*SUPPLIED RECORDS*.
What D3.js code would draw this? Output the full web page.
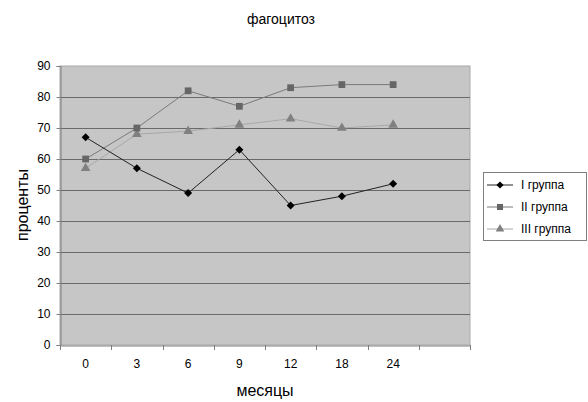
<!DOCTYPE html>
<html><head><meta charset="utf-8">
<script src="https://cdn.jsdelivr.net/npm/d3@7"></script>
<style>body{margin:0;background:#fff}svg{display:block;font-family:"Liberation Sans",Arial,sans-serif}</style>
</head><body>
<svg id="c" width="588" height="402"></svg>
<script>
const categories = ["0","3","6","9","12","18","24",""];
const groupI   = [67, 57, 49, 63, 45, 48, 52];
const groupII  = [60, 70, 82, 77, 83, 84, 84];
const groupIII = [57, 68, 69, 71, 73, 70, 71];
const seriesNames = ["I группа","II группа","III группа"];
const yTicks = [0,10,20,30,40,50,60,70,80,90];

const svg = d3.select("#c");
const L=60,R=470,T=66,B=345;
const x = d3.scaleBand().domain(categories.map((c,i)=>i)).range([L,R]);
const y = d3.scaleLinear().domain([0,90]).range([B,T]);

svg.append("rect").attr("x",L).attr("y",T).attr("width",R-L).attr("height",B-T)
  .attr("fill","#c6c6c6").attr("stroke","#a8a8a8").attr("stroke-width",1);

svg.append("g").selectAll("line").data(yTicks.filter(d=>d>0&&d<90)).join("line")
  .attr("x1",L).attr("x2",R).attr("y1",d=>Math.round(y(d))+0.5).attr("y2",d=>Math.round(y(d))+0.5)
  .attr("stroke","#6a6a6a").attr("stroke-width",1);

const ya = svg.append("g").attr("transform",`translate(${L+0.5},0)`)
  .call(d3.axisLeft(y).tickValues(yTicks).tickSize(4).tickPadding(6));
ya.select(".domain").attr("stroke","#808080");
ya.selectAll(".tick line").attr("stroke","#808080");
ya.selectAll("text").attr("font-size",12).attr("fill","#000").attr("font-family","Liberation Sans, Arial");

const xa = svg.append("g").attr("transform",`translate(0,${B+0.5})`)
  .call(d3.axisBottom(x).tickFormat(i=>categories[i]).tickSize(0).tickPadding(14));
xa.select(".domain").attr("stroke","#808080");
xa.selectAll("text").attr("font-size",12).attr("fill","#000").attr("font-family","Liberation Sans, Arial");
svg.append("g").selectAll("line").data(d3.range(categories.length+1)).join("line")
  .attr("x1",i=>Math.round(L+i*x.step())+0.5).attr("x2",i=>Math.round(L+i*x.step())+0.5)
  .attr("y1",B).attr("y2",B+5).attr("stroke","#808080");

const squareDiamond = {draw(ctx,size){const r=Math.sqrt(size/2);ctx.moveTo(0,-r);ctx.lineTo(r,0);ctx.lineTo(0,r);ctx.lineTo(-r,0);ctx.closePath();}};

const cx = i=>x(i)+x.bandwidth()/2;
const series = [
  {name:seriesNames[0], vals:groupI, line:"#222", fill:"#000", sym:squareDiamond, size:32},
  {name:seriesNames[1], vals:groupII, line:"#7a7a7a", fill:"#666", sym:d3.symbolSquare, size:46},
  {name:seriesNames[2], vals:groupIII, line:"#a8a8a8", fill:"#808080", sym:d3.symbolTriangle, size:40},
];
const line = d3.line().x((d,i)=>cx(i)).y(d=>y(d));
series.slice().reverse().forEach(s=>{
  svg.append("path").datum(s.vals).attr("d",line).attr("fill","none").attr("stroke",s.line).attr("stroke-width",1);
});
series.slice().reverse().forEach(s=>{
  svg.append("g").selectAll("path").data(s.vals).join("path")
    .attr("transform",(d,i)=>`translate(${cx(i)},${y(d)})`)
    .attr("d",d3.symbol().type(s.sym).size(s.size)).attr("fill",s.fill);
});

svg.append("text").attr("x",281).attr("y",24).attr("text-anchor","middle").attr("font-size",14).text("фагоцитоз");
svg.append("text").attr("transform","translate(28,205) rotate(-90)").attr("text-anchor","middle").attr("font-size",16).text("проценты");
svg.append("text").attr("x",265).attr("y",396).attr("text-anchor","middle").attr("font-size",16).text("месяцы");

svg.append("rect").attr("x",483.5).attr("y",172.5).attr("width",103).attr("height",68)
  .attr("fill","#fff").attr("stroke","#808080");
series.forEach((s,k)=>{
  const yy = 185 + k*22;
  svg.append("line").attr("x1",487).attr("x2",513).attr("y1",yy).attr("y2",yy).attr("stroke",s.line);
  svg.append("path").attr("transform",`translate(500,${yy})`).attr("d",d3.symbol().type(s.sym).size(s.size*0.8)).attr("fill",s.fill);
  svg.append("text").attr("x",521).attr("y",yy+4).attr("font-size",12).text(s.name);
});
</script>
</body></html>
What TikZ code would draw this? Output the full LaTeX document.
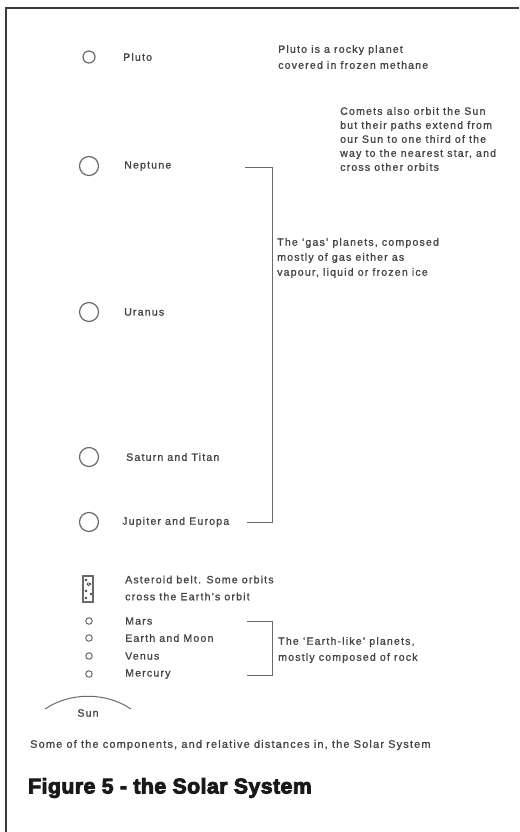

*STATED TASK*. Identify every line where the string "would" appears.

*EXPECTED OUTPUT*.
What D3.js code would draw this? Output the full web page.
What TikZ code would draw this? Output the full LaTeX document.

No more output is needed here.